***** Data excerpt *****

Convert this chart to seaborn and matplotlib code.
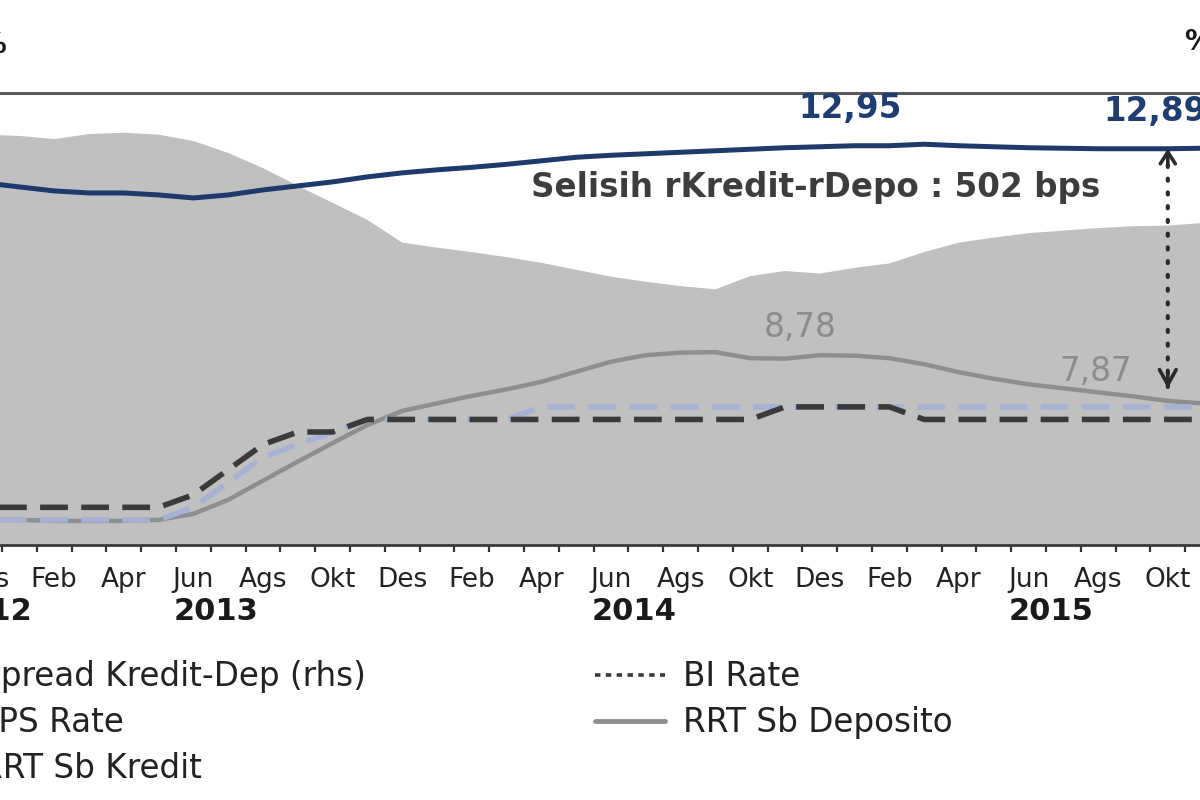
import numpy as np
import matplotlib
matplotlib.use("Agg")
import matplotlib.pyplot as plt
import matplotlib.transforms as mtransforms
from matplotlib.lines import Line2D
from matplotlib.patches import Patch
import seaborn as sns

# -------------------------
# Data (monthly, Des 2012 - Nov 2015)
# -------------------------
months = ['Des',
          'Jan', 'Feb', 'Mar', 'Apr', 'Mei', 'Jun', 'Jul', 'Ags', 'Sep', 'Okt', 'Nov', 'Des',
          'Jan', 'Feb', 'Mar', 'Apr', 'Mei', 'Jun', 'Jul', 'Ags', 'Sep', 'Okt', 'Nov', 'Des',
          'Jan', 'Feb', 'Mar', 'Apr', 'Mei', 'Jun', 'Jul', 'Ags', 'Sep', 'Okt', 'Nov']
years = ['2012',
         '2013', '2013', '2013', '2013', '2013', '2013', '2013', '2013', '2013', '2013', '2013', '2013',
         '2014', '2014', '2014', '2014', '2014', '2014', '2014', '2014', '2014', '2014', '2014', '2014',
         '2015', '2015', '2015', '2015', '2015', '2015', '2015', '2015', '2015', '2015', '2015']
year_labels = ['2012', '2013', '2014', '2015']

# spread kredit - deposito (rhs, %)
spread = [6.50,
          6.48, 6.43, 6.51, 6.53, 6.50, 6.40, 6.21, 5.97, 5.69, 5.42, 5.15, 4.79,
          4.71, 4.64, 4.56, 4.47, 4.36, 4.25, 4.17, 4.10, 4.05, 4.26, 4.34, 4.30,
          4.39, 4.46, 4.64, 4.79, 4.87, 4.94, 4.98, 5.02, 5.05, 5.06, 5.10]
rrt_kredit = [12.21,
              12.13, 12.05, 12.01, 12.01, 11.97, 11.91, 11.97, 12.07, 12.15, 12.23, 12.33, 12.41,
              12.47, 12.52, 12.58, 12.65, 12.72, 12.76, 12.79, 12.82, 12.85, 12.88, 12.91, 12.93,
              12.95, 12.95, 12.98, 12.95, 12.93, 12.91, 12.90, 12.89, 12.89, 12.89, 12.90]
rrt_deposito = [5.50,
                5.50, 5.48, 5.48, 5.48, 5.50, 5.62, 5.90, 6.28, 6.66, 7.03, 7.39, 7.67,
                7.82, 7.97, 8.10, 8.25, 8.45, 8.65, 8.78, 8.83, 8.84, 8.72, 8.71, 8.78,
                8.77, 8.72, 8.60, 8.44, 8.31, 8.20, 8.12, 8.04, 7.96, 7.87, 7.82]
lps_rate = [5.50,
            5.50, 5.50, 5.50, 5.50, 5.50, 5.75, 6.25, 6.75, 7.00, 7.25, 7.50, 7.50,
            7.50, 7.50, 7.50, 7.75, 7.75, 7.75, 7.75, 7.75, 7.75, 7.75, 7.75, 7.75,
            7.75, 7.75, 7.75, 7.75, 7.75, 7.75, 7.75, 7.75, 7.75, 7.75, 7.75]
bi_rate = [5.75,
           5.75, 5.75, 5.75, 5.75, 5.75, 6.00, 6.50, 7.00, 7.25, 7.25, 7.50, 7.50,
           7.50, 7.50, 7.50, 7.50, 7.50, 7.50, 7.50, 7.50, 7.50, 7.50, 7.75, 7.75,
           7.75, 7.75, 7.50, 7.50, 7.50, 7.50, 7.50, 7.50, 7.50, 7.50, 7.50]

# colours
c_fill = '#c0c0c0'
c_kredit = '#1e3a6b'
c_depo = '#8e8e8e'
c_bi = '#3a3a3a'
c_lps = '#a7b1d4'

# month index: Jan 2013 occupies [0, 1], points at month centres
pos = np.arange(len(months)) - 0.5
okt15 = len(months) - 2
jan15 = 25
des14 = 24

sns.set_theme(style="white")
plt.rcParams['font.family'] = ['DejaVu Sans']

# the chart is a crop: the axes run past both edges of the figure
px_left, px_right = -60, 1260
fig = plt.figure(figsize=(12, 8), dpi=100)
fig.patch.set_facecolor('white')
ax = fig.add_axes([px_left / 1200, 1 - 545 / 800, (px_right - px_left) / 1200, 452 / 800])
ax2 = ax.twinx()
ax.set_zorder(2)
ax2.set_zorder(1)
ax.patch.set_visible(False)

# spread area (rhs)
ax2.fill_between(pos, 0, spread, color=c_fill, lw=0)
ax2.set_ylim(0, 7.16)

# rate lines (lhs)
sns.lineplot(x=pos, y=rrt_deposito, ax=ax, color=c_depo, lw=3.2)
sns.lineplot(x=pos, y=lps_rate, ax=ax, color=c_lps, lw=4, linestyle=(0, (5, 2.4)))
sns.lineplot(x=pos, y=bi_rate, ax=ax, color=c_bi, lw=4, linestyle=(0, (5, 2.4)))
sns.lineplot(x=pos, y=rrt_kredit, ax=ax, color=c_kredit, lw=3.6)

# axes frame
for a in (ax, ax2):
    for s in a.spines.values():
        s.set_visible(False)
ax.spines['top'].set_visible(True)
ax.spines['top'].set_color('#5a5a5a')
ax.spines['top'].set_linewidth(2.2)
ax.spines['bottom'].set_visible(True)
ax.spines['bottom'].set_color('#3a3a3a')
ax.spines['bottom'].set_linewidth(2)

ax.set_xticks(pos[::2])
ax.set_xticklabels(months[::2])
ax.set_xticks(np.arange(-1, len(months)), minor=True)
ax.tick_params(axis='x', which='major', bottom=True, length=0, pad=16,
               labelsize=19, labelcolor='#222222')
ax.tick_params(axis='x', which='minor', bottom=True, length=5, width=1.6,
               color='#333333', direction='out')
ax.tick_params(axis='y', left=False, labelleft=False, right=False, labelright=False)
ax2.tick_params(axis='y', left=False, labelleft=False, right=False, labelright=False)
ax.set_xlabel('')
ax.set_ylabel('')
ax.grid(False)
ax2.grid(False)

# limits last, so the tick setting does not widen them
ax.set_xlim((px_left - 2) / 34.8, (px_right - 2) / 34.8)
ax.set_ylim(5, 14)

# year labels under the months
trans = mtransforms.blended_transform_factory(ax.transData, ax.transAxes)
for yr in year_labels:
    idx = [i for i, y in enumerate(years) if y == yr]
    if len(idx) >= 7:
        xc = (pos[idx[5]] + pos[idx[6]]) / 2
    else:
        xc = pos[idx].mean()
    ax.text(xc + 0.15, -0.148, yr, transform=trans, ha='center', va='center',
            fontsize=22, fontweight='bold', color='#1a1a1a')

# annotations
ax.annotate('12,95', xy=(pos[jan15], rrt_kredit[jan15]), xytext=(-3, 27),
            textcoords='offset points', ha='center', va='center',
            fontsize=23.5, fontweight='bold', color='#1f3d70')
ax.annotate('12,89', xy=(pos[okt15], rrt_kredit[okt15]), xytext=(-9, 27),
            textcoords='offset points', ha='center', va='center',
            fontsize=23.5, fontweight='bold', color='#1f3d70')
ax.annotate('8,78', xy=(pos[des14], rrt_deposito[des14]), xytext=(-14, 20),
            textcoords='offset points', ha='center', va='center',
            fontsize=23.5, color='#8c8c8c')
ax.annotate('7,87', xy=(pos[okt15], rrt_deposito[okt15]), xytext=(-52, 21),
            textcoords='offset points', ha='center', va='center',
            fontsize=23.5, color='#8c8c8c')
ax.text(23.39, 12.11, 'Selisih rKredit-rDepo : 502 bps', ha='center', va='center',
        fontsize=23.5, fontweight='bold', color='#3d3d3d')

# dotted double arrow between kredit and deposito at Okt 2015
ax.annotate('', xy=(pos[okt15], rrt_kredit[okt15]), xytext=(pos[okt15], rrt_deposito[okt15]),
            arrowprops=dict(arrowstyle='-', lw=3, color='#2a2a2a', linestyle=(0, (0.5, 2.8)),
                            capstyle='round', shrinkA=10, shrinkB=8))
ax.annotate('', xy=(pos[okt15], rrt_kredit[okt15]), xytext=(0, -12), textcoords='offset points',
            arrowprops=dict(arrowstyle='->,head_length=0.7,head_width=0.45', lw=2.6,
                            color='#2a2a2a', shrinkA=0, shrinkB=0))
ax.annotate('', xy=(pos[okt15], rrt_deposito[okt15]), xytext=(0, 22), textcoords='offset points',
            arrowprops=dict(arrowstyle='->,head_length=0.9,head_width=0.5', lw=2.6,
                            color='#2a2a2a', shrinkA=0, shrinkB=9))

# unit labels above the (cropped) axes
fig.text(6 / 1200, 1 - 45 / 800, '%', ha='right', va='center', fontsize=20,
         fontweight='bold', color='#1a1a1a')
fig.text(1184 / 1200, 1 - 42 / 800, '%', ha='left', va='center', fontsize=20,
         fontweight='bold', color='#1a1a1a')

# legends
left_handles = [Patch(facecolor=c_fill, edgecolor='none'),
                Line2D([], [], color=c_lps, lw=4, linestyle=(0, (3, 1.5))),
                Line2D([], [], color=c_kredit, lw=4)]
right_handles = [Line2D([], [], color=c_bi, lw=2.6, linestyle=(0, (1.5, 1.5))),
                 Line2D([], [], color=c_depo, lw=3.5)]
leg_kw = dict(loc='upper left', frameon=False, fontsize=23.5, handlelength=2.15,
              handletextpad=0.55, labelspacing=0.4, borderpad=0, borderaxespad=0,
              labelcolor='#222222')
fig.legend(left_handles, ['Spread Kredit-Dep (rhs)', 'LPS Rate', 'RRT Sb Kredit'],
           bbox_to_anchor=(-108 / 1200, 1 - 660 / 800), **leg_kw)
fig.legend(right_handles, ['BI Rate', 'RRT Sb Deposito'],
           bbox_to_anchor=(595 / 1200, 1 - 660 / 800), **leg_kw)

fig.savefig('out.png', dpi=100)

*****

- [What you will do]: Skip the pictures, please, and transcribe only the lines from the beginning of the material through the one that contains "import seaborn as sns".

- [Written reply]:
Convert this chart to seaborn and matplotlib code.
import numpy as np
import matplotlib
matplotlib.use("Agg")
import matplotlib.pyplot as plt
import matplotlib.transforms as mtransforms
from matplotlib.lines import Line2D
from matplotlib.patches import Patch
import seaborn as sns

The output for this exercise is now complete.